DATA PROVIDED:

────

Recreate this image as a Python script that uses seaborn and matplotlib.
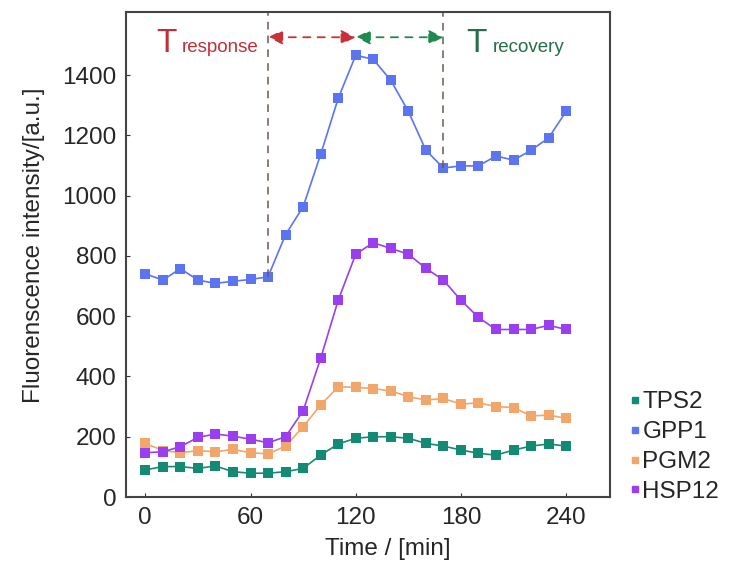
import numpy as np
import pandas as pd
import matplotlib
matplotlib.use("Agg")
import matplotlib.pyplot as plt
import seaborn as sns

# time points (min)
time = list(range(0, 250, 10))

# fluorescence intensity per gene
tps2 = [90, 101, 101, 95, 103, 84, 79, 79, 84, 95, 139, 176, 195, 200, 200, 195,
        178, 169, 156, 145, 139, 156, 169, 176, 169]
gpp1 = [741, 720, 758, 720, 709, 716, 722, 731, 871, 963, 1137, 1323, 1466, 1453,
        1383, 1280, 1151, 1092, 1099, 1099, 1132, 1118, 1151, 1192, 1280]
pgm2 = [178, 154, 147, 154, 150, 158, 147, 143, 169, 233, 305, 366, 364, 360, 352,
        333, 322, 327, 308, 313, 300, 297, 269, 272, 261]
hsp12 = [147, 150, 167, 198, 209, 202, 192, 180, 200, 286, 460, 653, 806, 844, 825,
         806, 759, 720, 653, 596, 556, 556, 556, 570, 556]

genes = ["TPS2", "GPP1", "PGM2", "HSP12"]
colors = ["#138a74", "#5b74f0", "#f2a66a", "#9a3ef0"]

# response / recovery window
t_start, t_peak, t_end = 70, 120, 170

df = pd.DataFrame({
    "time": time * 4,
    "value": tps2 + gpp1 + pgm2 + hsp12,
    "gene": [g for g in genes for _ in time],
})

sns.set_style("ticks")
plt.rcParams["font.family"] = ["Liberation Sans", "DejaVu Sans"]

fig = plt.figure(figsize=(7.3, 5.66), dpi=100)
ax = fig.add_axes([0.1726, 0.1219, 0.663, 0.857])

sns.lineplot(data=df, x="time", y="value", hue="gene", hue_order=genes,
             palette=colors, marker="s", markersize=7, markeredgewidth=0,
             linewidth=1.2, ax=ax, legend=False)

ax.set_xlim(-11, 265)
ax.set_ylim(0, 1610)
ax.set_xticks([0, 60, 120, 180, 240])
ax.set_yticks(range(0, 1401, 200))
ax.tick_params(direction="in", labelsize=17.5, length=3, color="#333333", pad=7)
for s in ax.spines.values():
    s.set_visible(True)
    s.set_linewidth(1.5)
    s.set_color("#444444")

ax.set_xlabel("Time / [min]", fontsize=17.5)
ax.xaxis.set_label_coords(0.54, -0.085)
ax.set_ylabel("Fluorenscence intensity/[a.u.]", fontsize=17.5)
ax.yaxis.set_label_coords(-0.168, 0.52)

# dashed markers for response start / recovery end
ax.vlines([t_start, t_end], [gpp1[time.index(t_start)], gpp1[time.index(t_end)]],
          1610, colors="#6b5a50", linestyles=(0, (5, 4)), linewidth=1.1)

# double arrows
y_arr = 1526
ax.annotate("", xy=(t_start, y_arr), xytext=(t_peak, y_arr),
            arrowprops=dict(arrowstyle="<|-|>", color="#c8303a", ls=(0, (4, 4)),
                            lw=1.3, mutation_scale=22, shrinkA=0, shrinkB=0))
ax.annotate("", xy=(t_peak, y_arr), xytext=(t_end, y_arr),
            arrowprops=dict(arrowstyle="<|-|>", color="#1e8a50", ls=(0, (4, 4)),
                            lw=1.3, mutation_scale=22, shrinkA=0, shrinkB=0))

ax.text(6, 1478, "T", color="#c0303a", fontsize=24, va="baseline")
ax.text(21, 1478, "response", color="#c0303a", fontsize=13.5, va="baseline")
ax.text(183, 1478, "T", color="#246e48", fontsize=24, va="baseline")
ax.text(198, 1478, "recovery", color="#246e48", fontsize=13.5, va="baseline")

handles = [plt.Line2D([], [], marker="s", ls="", color=c, markersize=5) for c in colors]
fig.legend(handles, genes, loc="center left", bbox_to_anchor=(0.835, 0.21),
           frameon=False, fontsize=17.5, handlelength=0.3, handletextpad=0.15,
           labelspacing=0.32)

fig.savefig("out.png", dpi=100)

────

REQUIRED WORK:
Without the pictures, return the listing above from its first line through the line that has "time = list(range(0, 250, 10))".

FULL ANSWER:
Recreate this image as a Python script that uses seaborn and matplotlib.
import numpy as np
import pandas as pd
import matplotlib
matplotlib.use("Agg")
import matplotlib.pyplot as plt
import seaborn as sns

# time points (min)
time = list(range(0, 250, 10))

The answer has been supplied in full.